▶ **Task directions**:
Copy every line from the material below that holds "this".

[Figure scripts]
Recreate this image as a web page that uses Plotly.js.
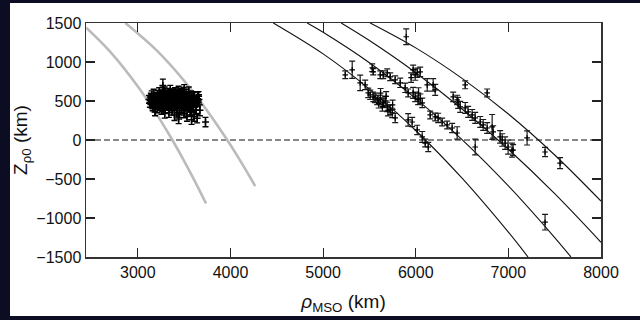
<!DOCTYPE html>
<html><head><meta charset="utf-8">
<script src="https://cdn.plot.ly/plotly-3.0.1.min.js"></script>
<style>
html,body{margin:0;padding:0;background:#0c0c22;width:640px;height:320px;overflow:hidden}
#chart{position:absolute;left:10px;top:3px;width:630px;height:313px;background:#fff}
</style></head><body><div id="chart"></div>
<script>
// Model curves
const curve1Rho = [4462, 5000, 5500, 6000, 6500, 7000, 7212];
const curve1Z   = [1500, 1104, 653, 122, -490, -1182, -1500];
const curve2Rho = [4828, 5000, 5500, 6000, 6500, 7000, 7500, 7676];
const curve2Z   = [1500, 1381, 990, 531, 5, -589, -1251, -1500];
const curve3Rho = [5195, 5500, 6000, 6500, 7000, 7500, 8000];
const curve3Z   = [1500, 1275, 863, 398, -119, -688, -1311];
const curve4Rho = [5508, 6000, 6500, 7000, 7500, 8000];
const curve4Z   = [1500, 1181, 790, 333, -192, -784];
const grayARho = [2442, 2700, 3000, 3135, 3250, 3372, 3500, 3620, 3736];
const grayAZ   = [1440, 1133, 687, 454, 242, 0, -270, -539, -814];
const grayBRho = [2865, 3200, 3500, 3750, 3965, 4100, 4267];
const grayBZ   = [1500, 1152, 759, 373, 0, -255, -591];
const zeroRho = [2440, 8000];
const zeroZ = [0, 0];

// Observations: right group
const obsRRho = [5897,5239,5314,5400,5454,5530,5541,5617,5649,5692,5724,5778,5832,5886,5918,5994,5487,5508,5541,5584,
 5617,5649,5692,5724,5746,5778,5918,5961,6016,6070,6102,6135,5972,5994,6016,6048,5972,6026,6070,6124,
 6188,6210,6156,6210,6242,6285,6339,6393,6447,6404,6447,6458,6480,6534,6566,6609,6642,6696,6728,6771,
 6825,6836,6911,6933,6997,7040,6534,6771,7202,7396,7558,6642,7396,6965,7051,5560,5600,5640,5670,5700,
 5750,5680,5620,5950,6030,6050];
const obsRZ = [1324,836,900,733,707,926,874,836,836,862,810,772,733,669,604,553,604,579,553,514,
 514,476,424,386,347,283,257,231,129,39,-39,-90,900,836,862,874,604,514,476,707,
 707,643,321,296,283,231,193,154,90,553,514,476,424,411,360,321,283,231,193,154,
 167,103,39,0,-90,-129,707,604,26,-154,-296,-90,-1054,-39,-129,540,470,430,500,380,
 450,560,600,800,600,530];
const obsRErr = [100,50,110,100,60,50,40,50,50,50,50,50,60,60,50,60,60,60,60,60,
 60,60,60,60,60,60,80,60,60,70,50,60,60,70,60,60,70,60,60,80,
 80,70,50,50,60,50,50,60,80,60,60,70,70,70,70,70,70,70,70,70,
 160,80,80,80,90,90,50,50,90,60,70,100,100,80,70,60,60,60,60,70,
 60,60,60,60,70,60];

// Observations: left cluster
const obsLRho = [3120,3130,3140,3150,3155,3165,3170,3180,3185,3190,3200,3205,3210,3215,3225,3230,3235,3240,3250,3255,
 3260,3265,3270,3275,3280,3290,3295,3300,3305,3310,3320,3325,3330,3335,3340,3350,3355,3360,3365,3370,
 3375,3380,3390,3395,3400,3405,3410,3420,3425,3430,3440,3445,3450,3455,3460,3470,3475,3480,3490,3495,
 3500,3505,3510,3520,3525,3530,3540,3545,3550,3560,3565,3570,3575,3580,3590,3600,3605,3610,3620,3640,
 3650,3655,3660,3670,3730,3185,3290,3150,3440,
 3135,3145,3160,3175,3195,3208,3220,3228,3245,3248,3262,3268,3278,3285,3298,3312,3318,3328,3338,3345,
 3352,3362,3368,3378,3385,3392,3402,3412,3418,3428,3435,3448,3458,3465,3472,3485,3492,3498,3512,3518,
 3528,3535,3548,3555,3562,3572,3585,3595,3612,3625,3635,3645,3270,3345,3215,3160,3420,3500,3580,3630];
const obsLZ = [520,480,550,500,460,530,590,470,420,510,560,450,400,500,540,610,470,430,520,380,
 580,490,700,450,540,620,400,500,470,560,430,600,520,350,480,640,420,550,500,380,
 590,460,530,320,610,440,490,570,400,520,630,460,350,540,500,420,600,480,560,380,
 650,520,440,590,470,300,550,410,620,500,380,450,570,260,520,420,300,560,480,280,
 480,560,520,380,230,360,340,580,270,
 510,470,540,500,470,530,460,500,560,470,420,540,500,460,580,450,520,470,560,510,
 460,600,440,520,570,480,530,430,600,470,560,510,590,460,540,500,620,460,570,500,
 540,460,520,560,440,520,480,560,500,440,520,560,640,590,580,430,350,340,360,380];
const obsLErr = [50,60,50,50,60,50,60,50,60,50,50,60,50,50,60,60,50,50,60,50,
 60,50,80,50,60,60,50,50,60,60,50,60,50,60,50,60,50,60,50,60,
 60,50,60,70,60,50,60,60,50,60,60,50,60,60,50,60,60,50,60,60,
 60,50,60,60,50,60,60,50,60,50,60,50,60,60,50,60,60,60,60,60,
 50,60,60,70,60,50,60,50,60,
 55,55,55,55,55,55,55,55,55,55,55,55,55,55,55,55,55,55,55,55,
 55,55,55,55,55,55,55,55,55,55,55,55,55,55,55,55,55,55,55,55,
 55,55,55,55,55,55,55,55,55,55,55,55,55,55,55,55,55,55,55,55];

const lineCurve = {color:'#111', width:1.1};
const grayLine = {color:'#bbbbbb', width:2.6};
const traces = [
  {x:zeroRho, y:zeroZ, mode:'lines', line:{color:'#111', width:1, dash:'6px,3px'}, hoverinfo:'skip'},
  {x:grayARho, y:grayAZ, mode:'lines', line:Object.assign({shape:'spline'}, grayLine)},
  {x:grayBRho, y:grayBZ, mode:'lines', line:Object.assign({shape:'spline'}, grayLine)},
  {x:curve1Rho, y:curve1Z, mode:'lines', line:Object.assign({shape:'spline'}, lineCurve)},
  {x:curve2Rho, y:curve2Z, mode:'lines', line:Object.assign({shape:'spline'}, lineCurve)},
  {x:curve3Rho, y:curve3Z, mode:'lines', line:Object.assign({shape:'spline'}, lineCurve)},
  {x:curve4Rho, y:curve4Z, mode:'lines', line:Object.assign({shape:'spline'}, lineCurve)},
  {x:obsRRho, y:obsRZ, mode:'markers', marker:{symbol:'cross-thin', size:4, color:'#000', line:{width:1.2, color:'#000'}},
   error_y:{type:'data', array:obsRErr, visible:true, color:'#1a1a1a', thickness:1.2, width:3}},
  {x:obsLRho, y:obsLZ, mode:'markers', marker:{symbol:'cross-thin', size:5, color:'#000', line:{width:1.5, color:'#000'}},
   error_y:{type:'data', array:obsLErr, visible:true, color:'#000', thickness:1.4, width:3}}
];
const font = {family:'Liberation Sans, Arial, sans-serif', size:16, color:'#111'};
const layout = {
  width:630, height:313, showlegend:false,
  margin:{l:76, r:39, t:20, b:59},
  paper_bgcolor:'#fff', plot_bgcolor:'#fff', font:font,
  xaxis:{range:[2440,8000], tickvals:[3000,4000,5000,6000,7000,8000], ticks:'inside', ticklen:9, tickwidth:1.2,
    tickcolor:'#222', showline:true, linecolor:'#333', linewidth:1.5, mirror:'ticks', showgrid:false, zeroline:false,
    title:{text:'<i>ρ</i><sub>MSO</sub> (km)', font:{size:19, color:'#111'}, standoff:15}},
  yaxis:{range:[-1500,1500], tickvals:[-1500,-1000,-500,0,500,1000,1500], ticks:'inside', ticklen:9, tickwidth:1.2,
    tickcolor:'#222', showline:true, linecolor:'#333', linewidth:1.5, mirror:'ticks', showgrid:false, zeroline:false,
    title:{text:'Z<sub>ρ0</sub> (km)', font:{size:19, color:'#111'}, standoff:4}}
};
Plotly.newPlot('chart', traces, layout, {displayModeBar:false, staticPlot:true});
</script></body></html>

--

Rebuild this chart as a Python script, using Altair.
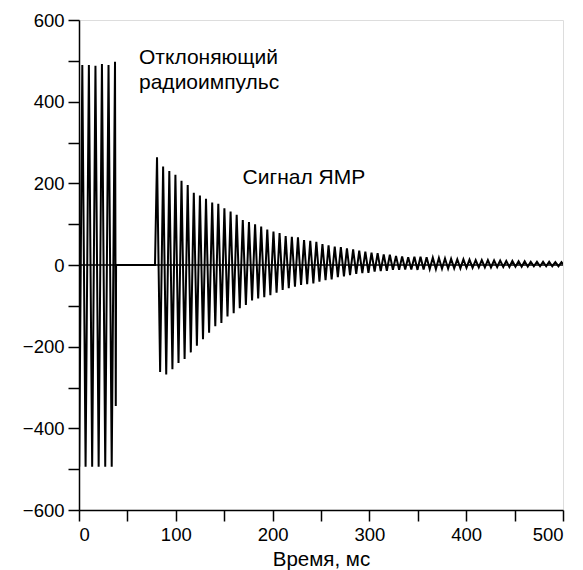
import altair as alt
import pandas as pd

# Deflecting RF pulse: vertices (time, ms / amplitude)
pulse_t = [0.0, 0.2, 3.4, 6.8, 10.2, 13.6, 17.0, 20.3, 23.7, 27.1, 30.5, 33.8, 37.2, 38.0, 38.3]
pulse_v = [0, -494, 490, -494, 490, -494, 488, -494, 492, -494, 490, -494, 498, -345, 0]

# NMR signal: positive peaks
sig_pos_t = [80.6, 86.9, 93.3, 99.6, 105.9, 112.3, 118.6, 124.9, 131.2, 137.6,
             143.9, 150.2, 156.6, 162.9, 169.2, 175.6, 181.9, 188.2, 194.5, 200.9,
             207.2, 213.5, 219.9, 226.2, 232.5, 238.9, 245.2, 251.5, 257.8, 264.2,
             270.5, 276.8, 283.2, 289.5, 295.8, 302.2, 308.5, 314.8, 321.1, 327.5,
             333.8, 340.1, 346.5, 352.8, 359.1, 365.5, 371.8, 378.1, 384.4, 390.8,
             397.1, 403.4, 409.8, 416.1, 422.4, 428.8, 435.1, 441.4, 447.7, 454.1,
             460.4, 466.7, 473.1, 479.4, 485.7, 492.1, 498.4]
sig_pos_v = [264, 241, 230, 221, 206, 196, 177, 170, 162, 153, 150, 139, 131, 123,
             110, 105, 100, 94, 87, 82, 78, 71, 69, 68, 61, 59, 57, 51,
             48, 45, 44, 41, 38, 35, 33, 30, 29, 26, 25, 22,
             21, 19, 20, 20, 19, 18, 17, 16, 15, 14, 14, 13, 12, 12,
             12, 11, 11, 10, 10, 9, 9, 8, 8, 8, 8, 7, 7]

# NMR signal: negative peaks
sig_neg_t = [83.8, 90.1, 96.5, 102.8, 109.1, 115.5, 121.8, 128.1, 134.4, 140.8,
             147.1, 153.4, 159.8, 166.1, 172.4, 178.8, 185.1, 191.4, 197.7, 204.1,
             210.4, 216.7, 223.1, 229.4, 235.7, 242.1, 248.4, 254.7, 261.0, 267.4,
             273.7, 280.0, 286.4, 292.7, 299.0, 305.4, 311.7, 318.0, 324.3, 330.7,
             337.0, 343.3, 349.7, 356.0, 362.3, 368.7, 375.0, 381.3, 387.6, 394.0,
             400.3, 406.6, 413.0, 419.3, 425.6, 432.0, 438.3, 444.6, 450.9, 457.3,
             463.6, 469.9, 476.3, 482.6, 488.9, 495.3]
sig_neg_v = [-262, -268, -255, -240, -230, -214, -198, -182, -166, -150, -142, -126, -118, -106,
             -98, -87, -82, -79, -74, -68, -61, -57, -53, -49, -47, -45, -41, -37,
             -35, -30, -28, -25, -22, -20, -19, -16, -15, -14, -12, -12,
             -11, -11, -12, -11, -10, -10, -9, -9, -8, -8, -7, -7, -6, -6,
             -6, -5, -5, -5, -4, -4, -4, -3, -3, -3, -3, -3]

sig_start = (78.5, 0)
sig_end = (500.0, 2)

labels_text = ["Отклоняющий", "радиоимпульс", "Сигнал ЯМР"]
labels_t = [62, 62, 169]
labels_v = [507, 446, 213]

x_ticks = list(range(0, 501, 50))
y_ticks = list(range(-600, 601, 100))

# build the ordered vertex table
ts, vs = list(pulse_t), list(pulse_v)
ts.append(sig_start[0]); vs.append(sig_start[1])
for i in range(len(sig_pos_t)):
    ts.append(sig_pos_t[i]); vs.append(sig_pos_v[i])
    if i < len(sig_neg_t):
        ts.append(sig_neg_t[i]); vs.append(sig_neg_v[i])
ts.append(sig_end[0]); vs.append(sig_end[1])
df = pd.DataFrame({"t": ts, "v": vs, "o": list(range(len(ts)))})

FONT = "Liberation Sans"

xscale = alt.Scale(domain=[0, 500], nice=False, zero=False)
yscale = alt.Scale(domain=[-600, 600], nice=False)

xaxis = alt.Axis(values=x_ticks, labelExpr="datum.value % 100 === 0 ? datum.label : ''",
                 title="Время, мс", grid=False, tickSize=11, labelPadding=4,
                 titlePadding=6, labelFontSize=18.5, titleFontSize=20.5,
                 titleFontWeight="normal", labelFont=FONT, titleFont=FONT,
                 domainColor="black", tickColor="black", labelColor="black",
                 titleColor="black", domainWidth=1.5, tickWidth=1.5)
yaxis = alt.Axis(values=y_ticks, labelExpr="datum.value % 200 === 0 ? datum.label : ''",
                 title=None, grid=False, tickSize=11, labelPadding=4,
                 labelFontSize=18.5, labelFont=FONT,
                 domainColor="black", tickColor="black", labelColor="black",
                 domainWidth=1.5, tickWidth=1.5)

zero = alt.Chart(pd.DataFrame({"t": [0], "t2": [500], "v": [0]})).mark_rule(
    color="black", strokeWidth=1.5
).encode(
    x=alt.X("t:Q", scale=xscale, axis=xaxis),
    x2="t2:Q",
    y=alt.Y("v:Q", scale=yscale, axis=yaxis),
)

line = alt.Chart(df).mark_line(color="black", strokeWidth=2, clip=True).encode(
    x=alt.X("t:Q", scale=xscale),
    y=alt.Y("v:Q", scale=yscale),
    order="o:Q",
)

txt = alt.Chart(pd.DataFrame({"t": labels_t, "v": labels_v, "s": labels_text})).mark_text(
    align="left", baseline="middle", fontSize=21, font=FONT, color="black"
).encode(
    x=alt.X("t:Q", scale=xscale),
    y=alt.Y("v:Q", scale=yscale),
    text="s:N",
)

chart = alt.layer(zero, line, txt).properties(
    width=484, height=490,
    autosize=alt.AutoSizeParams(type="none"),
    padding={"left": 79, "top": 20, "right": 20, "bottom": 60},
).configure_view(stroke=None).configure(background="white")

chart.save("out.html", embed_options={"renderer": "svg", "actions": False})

▶ **The reply**:
Recreate this image as a web page that uses Plotly.js.
Rebuild this chart as a Python script, using Altair.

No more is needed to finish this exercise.